Prashad, a well-known leftist scholar, had just arrived from Venezuela himself, and spoke about his experience there. He talked about being at a pro-government rally, saying that supporters of the “Chavista” movement largely come from the country’s poorer and marginalized communities. He described visiting public housing communes run by women who were given resources and power by the government.

“This is a country that is experimenting with becoming a democracy of the poor,” Prashad said, arguing that this is a primary reason the U.S. government has stood in opposition to countries like Venezuela and Cuba.

Describing the United States as a “sick old dragon” ever in search of war, Prashad lamented that that “dragon” is trying to destroy Venezuela’s socialist movement. Prashad said Venezuela’s economy has been dysfunctional for a century, adding that heavy reliance on oil doesn’t improve the situation. But U.S. intervention will not help the country escape its currency crisis, he said.
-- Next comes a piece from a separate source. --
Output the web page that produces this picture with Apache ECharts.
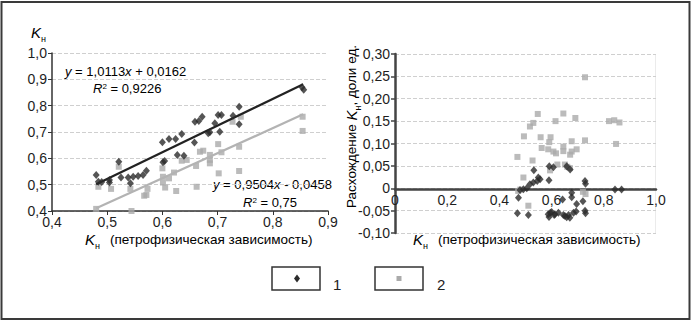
<!DOCTYPE html>
<html><head><meta charset="utf-8">
<script src="https://cdn.jsdelivr.net/npm/echarts@6/dist/echarts.min.js"></script>
<style>html,body{margin:0;padding:0;background:#fff}#c{width:692px;height:323px}</style>
</head><body><div id="c"></div>
<script>
// Left chart: Kн (series 1 = diamonds, series 2 = squares) vs Kн (petrophysical)
const left1 = [[0.48,0.537],[0.484,0.511],[0.49,0.51],[0.504,0.508],[0.504,0.518],[0.521,0.587],[0.525,0.527],[0.538,0.527],[0.547,0.53],[0.556,0.533],[0.565,0.537],[0.571,0.553],[0.542,0.505],[0.601,0.585],[0.604,0.59],[0.6,0.661],[0.612,0.673],[0.624,0.673],[0.635,0.692],[0.627,0.613],[0.639,0.61],[0.658,0.66],[0.659,0.739],[0.666,0.742],[0.672,0.758],[0.683,0.695],[0.686,0.699],[0.695,0.733],[0.701,0.765],[0.707,0.765],[0.704,0.701],[0.728,0.762],[0.739,0.796],[0.739,0.729],[0.853,0.87],[0.856,0.86]];
const left2 = [[0.48,0.408],[0.484,0.492],[0.507,0.484],[0.521,0.568],[0.542,0.484],[0.544,0.4],[0.567,0.458],[0.571,0.461],[0.573,0.484],[0.6,0.562],[0.601,0.53],[0.601,0.508],[0.605,0.489],[0.612,0.524],[0.621,0.546],[0.625,0.476],[0.635,0.591],[0.644,0.594],[0.661,0.571],[0.662,0.492],[0.668,0.625],[0.674,0.629],[0.686,0.613],[0.686,0.594],[0.686,0.581],[0.701,0.654],[0.702,0.543],[0.707,0.623],[0.727,0.739],[0.739,0.644],[0.739,0.552],[0.742,0.758],[0.854,0.758],[0.854,0.704]];
const trend1 = [[0.48,0.502],[0.855,0.881]];
const trend2 = [[0.48,0.41],[0.855,0.767]];
// Right chart: discrepancy vs Kн (petrophysical)
const right1 = [[0.532,0.04],[0.591,0.049],[0.607,0.047],[0.658,0.049],[0.671,0.042],[0.549,0.024],[0.556,0.02],[0.545,0.016],[0.53,0.013],[0.517,0.009],[0.505,0.0],[0.59,0.018],[0.492,-0.002],[0.479,-0.004],[0.728,0.016],[0.73,0.01],[0.473,-0.021],[0.642,-0.025],[0.677,-0.01],[0.677,-0.02],[0.696,-0.035],[0.72,-0.029],[0.469,-0.056],[0.511,-0.06],[0.587,-0.058],[0.595,-0.055],[0.6,-0.053],[0.59,-0.064],[0.61,-0.06],[0.613,-0.058],[0.626,-0.055],[0.645,-0.06],[0.651,-0.062],[0.658,-0.065],[0.665,-0.06],[0.67,-0.066],[0.684,-0.055],[0.694,-0.052],[0.728,-0.05],[0.73,-0.056],[0.843,-0.003],[0.868,-0.003]];
const right2 = [[0.728,0.248],[0.547,0.166],[0.645,0.167],[0.691,0.157],[0.615,0.15],[0.53,0.146],[0.517,0.138],[0.494,0.116],[0.558,0.114],[0.596,0.114],[0.591,0.103],[0.677,0.105],[0.728,0.107],[0.562,0.09],[0.587,0.087],[0.607,0.082],[0.617,0.078],[0.645,0.093],[0.645,0.083],[0.677,0.082],[0.696,0.087],[0.671,0.075],[0.469,0.07],[0.527,0.062],[0.594,0.04],[0.622,0.053],[0.651,0.053],[0.66,0.048],[0.67,0.045],[0.492,0.024],[0.48,-0.003],[0.472,-0.006],[0.511,-0.039],[0.72,-0.008],[0.73,-0.013],[0.82,0.15],[0.84,0.152],[0.86,0.147],[0.847,0.099]];
const legendLabels = ['1','2'];

const F = '"Liberation Sans", Arial, sans-serif';
const DARK = '#2b2b2b', GRAY = '#aaaaaa';
const f1 = v => v.toFixed(1).replace('.', ',');
const fR = v => Math.abs(v) < 1e-9 ? '0' : v.toFixed(2).replace('.', ',');
const fRx = v => Math.abs(v) < 1e-9 ? '0' : v.toFixed(1).replace('.', ',');
const grid = { type: 'dashed', color: '#cfcfcf', width: 1 };
const lbl = { fontFamily: F, fontSize: 14, color: '#1e1e1e' };
const richK = {
  k: { fontFamily: F, fontSize: 15, fontStyle: 'italic', verticalAlign: 'top', lineHeight: 18, color: '#222' },
  s: { fontFamily: F, fontSize: 9, verticalAlign: 'bottom', lineHeight: 18, color: '#222' },
  t: { fontFamily: F, fontSize: 13.5, verticalAlign: 'top', lineHeight: 18, color: '#222' }
};
function eqRich(col) {
  return {
    i: { fontFamily: F, fontSize: 13, fontStyle: 'italic', color: col },
    n: { fontFamily: F, fontSize: 13, color: col },
    sup: { fontFamily: F, fontSize: 8, color: col, verticalAlign: 'top', lineHeight: 13 }
  };
}

const chart = echarts.init(document.getElementById('c'), null, { renderer: 'svg' });
chart.setOption({
  animation: false,
  grid: [
    { left: 52, top: 53, width: 276, height: 158 },
    { left: 395, top: 54, width: 261, height: 179 },
    { left: 395, top: 54, width: 261, height: 135 }
  ],
  xAxis: [
    { gridIndex: 0, type: 'value', min: 0.4, max: 0.9, interval: 0.1,
      axisLine: { lineStyle: { color: '#333', width: 1.5 } },
      axisTick: { show: true, length: 4, lineStyle: { color: '#333' } },
      axisLabel: Object.assign({ formatter: f1, margin: 4 }, lbl),
      splitLine: { show: false } },
    { gridIndex: 1, type: 'value', min: 0, max: 1.0, interval: 0.2,
      axisLine: { show: false }, axisTick: { show: false }, axisLabel: { show: false },
      splitLine: { show: false } },
    { gridIndex: 2, type: 'value', min: 0, max: 1.0, interval: 0.2,
      axisLine: { show: true, onZero: false, lineStyle: { color: '#444', width: 2.5 } },
      axisTick: { show: false },
      axisLabel: Object.assign({ formatter: fRx, margin: 4 }, lbl),
      splitLine: { show: false } }
  ],
  yAxis: [
    { gridIndex: 0, type: 'value', min: 0.4, max: 1.0, interval: 0.1,
      axisLine: { show: true, lineStyle: { color: '#333', width: 1.5 } },
      axisTick: { show: true, length: 4, lineStyle: { color: '#333' } },
      axisLabel: Object.assign({ formatter: f1, margin: 5 }, lbl),
      splitLine: { show: true, lineStyle: grid } },
    { gridIndex: 1, type: 'value', min: -0.1, max: 0.3, interval: 0.05,
      axisLine: { show: true, onZero: false, lineStyle: { color: '#444', width: 2.5 } },
      axisTick: { show: true, length: 4, lineStyle: { color: '#444', width: 1.5 } },
      axisLabel: Object.assign({ formatter: fR, margin: 5 }, lbl),
      splitLine: { show: true, lineStyle: grid } },
    { gridIndex: 2, type: 'value', min: 0, max: 0.3, interval: 0.05, show: false }
  ],
  series: [
    { type: 'line', xAxisIndex: 0, yAxisIndex: 0, data: trend1, showSymbol: false, symbol: 'none',
      lineStyle: { color: '#222', width: 2.2 }, z: 3 },
    { type: 'line', xAxisIndex: 0, yAxisIndex: 0, data: trend2, showSymbol: false, symbol: 'none',
      lineStyle: { color: '#b3b3b3', width: 2.2 }, z: 3 },
    { type: 'scatter', xAxisIndex: 0, yAxisIndex: 0, data: left2, symbol: 'rect', symbolSize: 6,
      itemStyle: { color: GRAY }, z: 2 },
    { type: 'scatter', xAxisIndex: 0, yAxisIndex: 0, data: left1, symbol: 'diamond', symbolSize: [7, 8],
      itemStyle: { color: DARK }, z: 4 },
    { type: 'scatter', xAxisIndex: 1, yAxisIndex: 1, data: right2, symbol: 'rect', symbolSize: 6,
      itemStyle: { color: GRAY }, z: 2 },
    { type: 'scatter', xAxisIndex: 1, yAxisIndex: 1, data: right1, symbol: 'diamond', symbolSize: [7, 8],
      itemStyle: { color: DARK }, z: 4 }
  ],
  graphic: [
    { type: 'rect', shape: { x: 1.5, y: 2, width: 688, height: 317 }, style: { fill: 'none', stroke: '#3a3a3a', lineWidth: 2 }, silent: true },
    { type: 'rect', shape: { x: 655, y: 54, width: 0.5, height: 179 }, style: { fill: '#d8d8d8' }, silent: true },
    // axis titles
    { type: 'text', x: 31, y: 25, style: { text: '{k|K}{s|н}', rich: richK } },
    { type: 'text', x: 85, y: 232, style: { text: '{k|K}{s|н}', rich: richK } },
    { type: 'text', x: 110, y: 232, style: { text: '{t|(петрофизическая зависимость)}', rich: richK } },
    { type: 'text', x: 413, y: 232, style: { text: '{k|K}{s|н}', rich: richK } },
    { type: 'text', x: 438, y: 232, style: { text: '{t|(петрофизическая зависимость)}', rich: richK } },
    { type: 'text', x: 344, y: 208, rotation: Math.PI / 2,
      style: { text: '{t|Расхождение }{k|K}{s|н}{t|, доли ед.}', rich: richK } },
    // trend equations
    { type: 'text', x: 65, y: 65, style: { text: '{i|y}{n| = 1,0113}{i|x}{n| + 0,0162}', rich: eqRich('#222') } },
    { type: 'text', x: 93, y: 82, style: { text: '{i|R}{sup|2}{n| = 0,9226}', rich: eqRich('#222') } },
    { type: 'text', x: 213, y: 178, style: { text: '{i|y}{n| = 0,9504}{i|x}{n| - 0,0458}', rich: eqRich('#b8b8b8') } },
    { type: 'text', x: 243, y: 196, style: { text: '{i|R}{sup|2}{n| = 0,75}', rich: eqRich('#b8b8b8') } },
    // legend
    { type: 'rect', shape: { x: 272, y: 267, width: 48, height: 23 }, style: { fill: '#fff', stroke: '#333', lineWidth: 1.5 } },
    { type: 'rect', shape: { x: 375, y: 267, width: 48, height: 23 }, style: { fill: '#fff', stroke: '#333', lineWidth: 1.5 } },
    { type: 'polygon', shape: { points: [[297, 274.5], [300, 278.5], [297, 282.5], [294, 278.5]] }, style: { fill: DARK } },
    { type: 'rect', shape: { x: 396.5, y: 276, width: 5, height: 5 }, style: { fill: GRAY } },
    { type: 'text', x: 333, y: 277, style: { text: legendLabels[0], font: '15px ' + F, fill: '#222' } },
    { type: 'text', x: 437, y: 277, style: { text: legendLabels[1], font: '15px ' + F, fill: '#222' } }
  ]
});
</script>
</body></html>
“There’s really no exit if the U.S. economic war continues,” Prashad said.

At a visit to a bar full of government supporters, Prashad said, he encountered a range of opinions — some critical of Maduro as a “dictator,” others less so. But they all were very sincerely patriotic and committed to the Bolivarian Revolution, he said.

“And they’re not going to give it up,” he said.

As for those against U.S. intervention, Prashad said earlier in his speech that only people in the United States can fix their country’s penchant for war. But he didn’t seem too optimistic about the prospects as he closed his remarks.

“The American peace movement hasn’t shown itself capable of stopping a war yet,” he said.

Those gathered Tuesday were certainly going to try. Nathan said the recently formed Venezuela Solidarity Coalition has visited the offices of U.S. Sens. Elizabeth Warren and Ed Markey, and the group encouraged people to send letters to the rest of the region’s congressional delegation, decrying the U.S. sanctions and intervention in Venezuela.

The group is also planning a protest for Friday at Calvin Coolidge Memorial Bridge.